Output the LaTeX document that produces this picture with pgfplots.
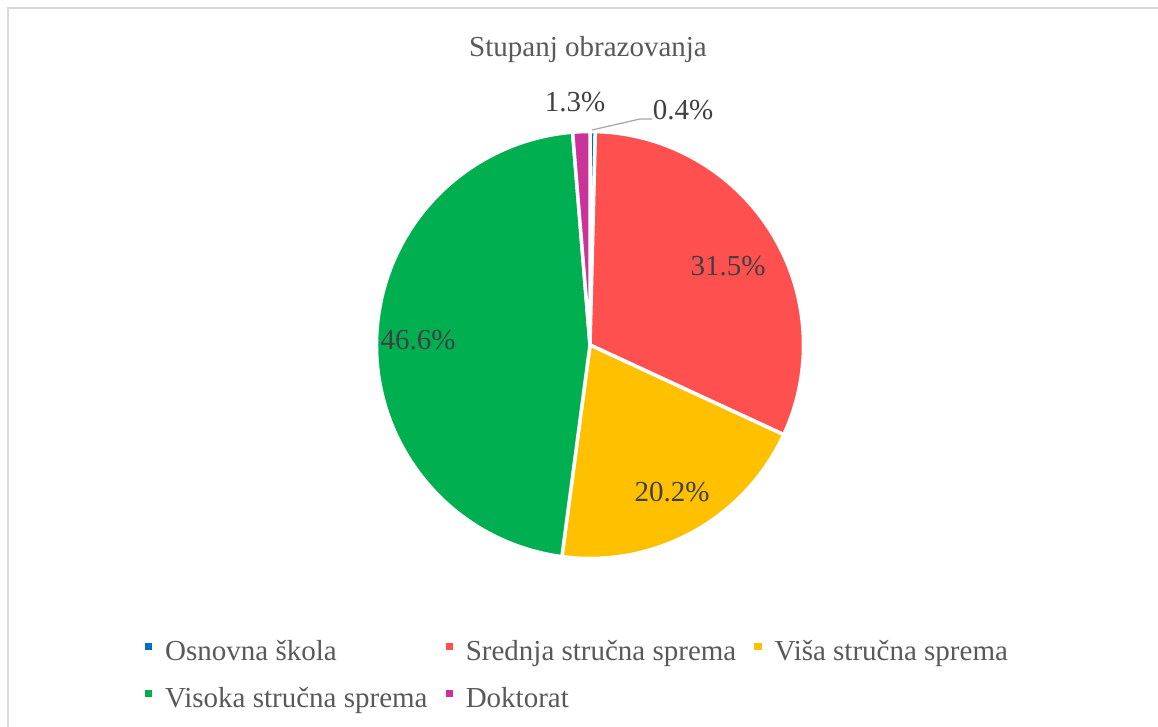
\documentclass[border=0pt]{standalone}
\usepackage{pgfplots}
\pgfplotsset{compat=1.18}
\usepackage{fontspec}
\setmainfont{Liberation Serif}
\definecolor{cOsn}{HTML}{0070C0}
\definecolor{cSre}{HTML}{FF5050}
\definecolor{cVis}{HTML}{FFC000}
\definecolor{cVso}{HTML}{00B050}
\definecolor{cDok}{HTML}{CC3399}
\definecolor{titlegray}{HTML}{595959}
\definecolor{labelgray}{HTML}{404040}
\definecolor{bordergray}{HTML}{D9D9D9}
\definecolor{leadergray}{HTML}{A6A6A6}
\newcommand{\chartfont}{\fontsize{14.5}{17}\selectfont}
\begin{document}
\begin{tikzpicture}
\begin{axis}[
  scale only axis,
  x=0.5pt, y=0.5pt,
  xmin=0, xmax=1158, ymin=0, ymax=727,
  hide axis,
  clip=false,
  legend columns=3,
  legend cell align=left,
  legend image code/.code={\path[draw=none,#1] (0pt,1pt) rectangle (3.6pt,4.6pt);},
  legend style={draw=none, fill=none, font=\chartfont, text=titlegray,
    at={(axis cs:145,16)}, anchor=south west,
    inner sep=0pt, outer sep=0pt,
    nodes={inner sep=0pt},
    row sep=12pt,
    /tikz/every odd column/.append style={column sep=6.5pt},
    /tikz/every even column/.append style={column sep=9pt}},
]
% frame (top and left edges visible)
\draw[bordergray, line width=1pt] (axis cs:7.5,0) -- (axis cs:7.5,718.5) -- (axis cs:1158,718.5);
% pie slices: percentages, clockwise from 12 o'clock
\xdef\startang{90}
\foreach \v/\c in {0.4/cOsn, 31.5/cSre, 20.2/cVis, 46.6/cVso, 1.3/cDok} {
  \pgfmathsetmacro\endang{\startang-3.6*\v}
  \edef\temp{\noexpand\filldraw[fill=\c, draw=white, line width=1.75pt, line join=round]
    (axis cs:590,382) -- ++(\startang:106.75pt)
    arc[start angle=\startang, end angle=\endang, radius=106.75pt] -- cycle;}
  \temp
  \xdef\startang{\endang}
}
% title
\node[anchor=base, font=\chartfont, text=titlegray] at (axis cs:588,670) {Stupanj obrazovanja};
% data labels
\node[anchor=base, font=\chartfont, text=labelgray] at (axis cs:728,451) {31.5\%};
\node[anchor=base, font=\chartfont, text=labelgray] at (axis cs:672,225) {20.2\%};
\node[anchor=base, font=\chartfont, text=labelgray] at (axis cs:418,377) {46.6\%};
\node[anchor=base, font=\chartfont, text=labelgray] at (axis cs:575,615) {1.3\%};
\node[anchor=base, font=\chartfont, text=labelgray] at (axis cs:683,607) {0.4\%};
\draw[leadergray, line width=0.6pt] (axis cs:592,597) -- (axis cs:640,608) -- (axis cs:652,608);
% legend
\addlegendimage{fill=cOsn}\addlegendentry{Osnovna škola}
\addlegendimage{fill=cSre}\addlegendentry{Srednja stručna sprema}
\addlegendimage{fill=cVis}\addlegendentry{Viša stručna sprema}
\addlegendimage{fill=cVso}\addlegendentry{Visoka stručna sprema}
\addlegendimage{fill=cDok}\addlegendentry{Doktorat}
\end{axis}
\pgfresetboundingbox
\useasboundingbox (0,0) rectangle (579pt,363.5pt);
\end{tikzpicture}
\end{document}
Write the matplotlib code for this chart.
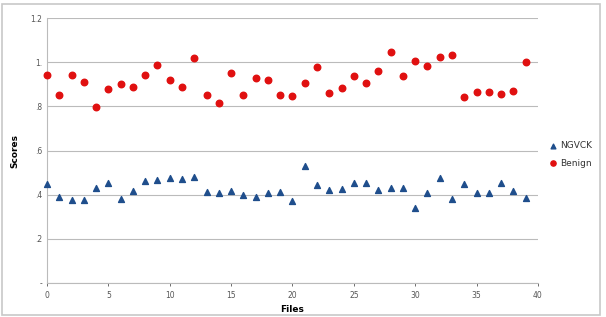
import matplotlib.pyplot as plt
from matplotlib.patches import Rectangle

files = list(range(40))

ngvck = [0.448, 0.391, 0.377, 0.376, 0.430, 0.453, 0.382, 0.415, 0.460, 0.466,
         0.478, 0.472, 0.480, 0.414, 0.406, 0.418, 0.400, 0.389, 0.409, 0.412,
         0.373, 0.528, 0.444, 0.421, 0.426, 0.451, 0.453, 0.421, 0.429, 0.429,
         0.341, 0.408, 0.478, 0.379, 0.447, 0.408, 0.406, 0.453, 0.415, 0.385]

benign = [0.940, 0.850, 0.940, 0.910, 0.797, 0.878, 0.900, 0.886, 0.940, 0.989,
          0.921, 0.889, 1.020, 0.850, 0.814, 0.952, 0.851, 0.930, 0.918, 0.850,
          0.845, 0.907, 0.978, 0.859, 0.885, 0.939, 0.907, 0.962, 1.046, 0.936,
          1.005, 0.981, 1.023, 1.035, 0.844, 0.866, 0.865, 0.856, 0.872, 1.001]

y_ticks = [0, 0.2, 0.4, 0.6, 0.8, 1.0, 1.2]
y_labels = ['-', '.2', '.4', '.6', '.8', '1.', '1.2']
x_ticks = [0, 5, 10, 15, 20, 25, 30, 35, 40]

fig = plt.figure(figsize=(6.06, 3.17), dpi=100)
fig.patches.append(Rectangle((0.004, 0.006), 0.986, 0.98, transform=fig.transFigure,
                             fill=False, edgecolor='#c8c8c8', linewidth=1.2))
ax = fig.add_axes([0.0776, 0.107, 0.81, 0.836])

ax.scatter(files, ngvck, marker='^', s=18, color='#1f4e8c', label='NGVCK',
           zorder=3, clip_on=False)
ax.scatter(files, benign, marker='o', s=22, color='#e01010', label='Benign',
           zorder=3, clip_on=False)

ax.set_xlim(0, 40)
ax.set_ylim(0, 1.2)
ax.set_xticks(x_ticks)
ax.set_yticks(y_ticks)
ax.set_yticklabels(y_labels)
ax.tick_params(labelsize=5.5, colors='#555555', length=2, width=0.6)
ax.tick_params(axis='y', length=0)
ax.grid(axis='y', color='#bbbbbb', linewidth=0.8)
ax.set_axisbelow(True)
for s in ['top', 'right']:
    ax.spines[s].set_visible(False)
for s in ['left', 'bottom']:
    ax.spines[s].set_color('#bbbbbb')
    ax.spines[s].set_linewidth(0.8)

ax.set_xlabel('Files', fontsize=6.5, fontweight='bold', labelpad=4)
ax.set_ylabel('Scores', fontsize=6.5, fontweight='bold', labelpad=8)

ax.legend(loc='center left', bbox_to_anchor=(0.995, 0.485), frameon=False,
          fontsize=6.5, handletextpad=-0.2, markerscale=0.8, labelspacing=0.9,
          labelcolor='#333333')

fig.savefig('out.png', dpi=100)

Do this:
Copy word for word only the lines above from the one with "Write the matplotlib code for this chart." through the one with "ax = fig.add_axes([0.0776, 0.107, 0.81, 0.836])". Leave pictures out.

The completed task:
Write the matplotlib code for this chart.
import matplotlib.pyplot as plt
from matplotlib.patches import Rectangle

files = list(range(40))

ngvck = [0.448, 0.391, 0.377, 0.376, 0.430, 0.453, 0.382, 0.415, 0.460, 0.466,
         0.478, 0.472, 0.480, 0.414, 0.406, 0.418, 0.400, 0.389, 0.409, 0.412,
         0.373, 0.528, 0.444, 0.421, 0.426, 0.451, 0.453, 0.421, 0.429, 0.429,
         0.341, 0.408, 0.478, 0.379, 0.447, 0.408, 0.406, 0.453, 0.415, 0.385]

benign = [0.940, 0.850, 0.940, 0.910, 0.797, 0.878, 0.900, 0.886, 0.940, 0.989,
          0.921, 0.889, 1.020, 0.850, 0.814, 0.952, 0.851, 0.930, 0.918, 0.850,
          0.845, 0.907, 0.978, 0.859, 0.885, 0.939, 0.907, 0.962, 1.046, 0.936,
          1.005, 0.981, 1.023, 1.035, 0.844, 0.866, 0.865, 0.856, 0.872, 1.001]

y_ticks = [0, 0.2, 0.4, 0.6, 0.8, 1.0, 1.2]
y_labels = ['-', '.2', '.4', '.6', '.8', '1.', '1.2']
x_ticks = [0, 5, 10, 15, 20, 25, 30, 35, 40]

fig = plt.figure(figsize=(6.06, 3.17), dpi=100)
fig.patches.append(Rectangle((0.004, 0.006), 0.986, 0.98, transform=fig.transFigure,
                             fill=False, edgecolor='#c8c8c8', linewidth=1.2))
ax = fig.add_axes([0.0776, 0.107, 0.81, 0.836])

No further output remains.